Francois Fillon clung to his role as France's conservative presidential candidate on Friday amid worsening opinion poll ratings and speculation about his ability to carry on after accusations his wife got public money for work she did not do.
Police carried out searches at the Senate in connection with the fake job allegations on Friday, looking in particular for information concerning payments there to Charles and Marie, two of Fillon's children, the public prosecutor said.
Graphic of main competitors in French presidential election - here
Senate President Gerard Larcher, named by some politicians as a desirable substitute if Fillon bows out, took to Twitter to deny a report in news publication L'Obs that he was about to withdraw his support for the current presidential contender.
People in his own camp discussed other options as a second poll in two days showed a large majority of voters believed the former prime minister should pull out of the election, a two-round contest that opens on April 23.
An opinion poll on Friday night showed that Fillon, once the comfortable frontrunner in the race for the Elysee, would not make it into the knockout round on May 7.
The Ifop Fiducial poll showed him trailing in third place behind far-right leader Marine Le Pen and independent centrist Emmanuel Macron, with Macron going on to win the knockout against Le Pen.

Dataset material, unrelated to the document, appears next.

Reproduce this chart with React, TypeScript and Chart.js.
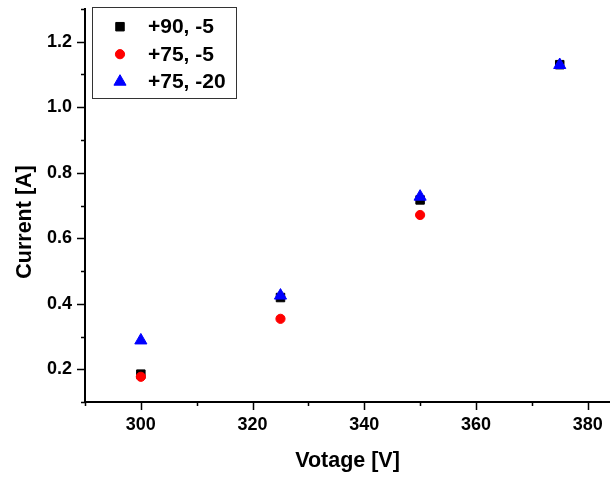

Fillon, 62, vowed at a Thursday night rally in northeast France to fight what he called a "demolition exercise", telling a crowd of around 1,000: "People are not seeking justice. They are seeking to destroy me, and beyond me to destroy the Right and steal an election."
Until the scandal over payments to his wife and two of his children surfaced last week, he had enjoyed what looked like a nearly unassailable lead over other presidential contenders.
An Odoxa poll for franceinfo radio showed 61 percent believe Fillon is now wrong to persevere in his presidential bid.
Sniping from his own right-wing political camp continued, primarily from politicians connected to party grandees he beat to win the presidential ticket of The Republicans party.
"NO SMALL SUM"
"A million euros is no small sum," said former justice minister Rachida Dati, referring to the payments alleged to have been made to Fillon's wife and two of his children.
Dati, who was third-place loser in the contest that handed Fillon the Republicans presidential ticket, dismissed two other names cited as possible replacements if Fillon pulled out - Alain Juppe and Sarkozy.
They were both also-rans in the primary that Fillon won last November. But Juppe has the handicap of a court conviction more than 10 years ago for misusing political funds to finance phantom jobs for political friends. Sarkozy is being pursued by investigators on suspicion of illicit campaign financing.
Fillon has denied any wrongdoing since Le Canard enchaine, a muckraking satirical weekly, last week accused him of paying his British wife, Penelope, hundreds of thousands of euros for work as an assistant that she appeared not to have done.
That scandal, subject of an official inquiry, has broadened since then with further reports by the newspaper of payments 10 years ago to children Marie and Charles, who are now lawyers in their 30s. On Thursday, a prime-time TV programme broadcast a decade-old interview in which Fillon's wife appeared to say she had no role as an employed assistant.
"I have never actually been his assistant or anything like that. I don't deal with his communication," she said in that interview with Britain's Daily Telegraph newspaper.
Fillon had presented himself as a clean-cut, clean-living candidate. The Welsh-born Penelope has long shunned the limelight for what, in rare comments to the media, she calls a country life as mother of four at the family manor west of Paris.
Should he bow out, other names that politicians have shared with journalists as replacement contenders are Senate President Larcher, publicly proposed by right-winger Christine Boutin on Thursday, and ex-ministers Xavier Bertrand and Francois Baroin.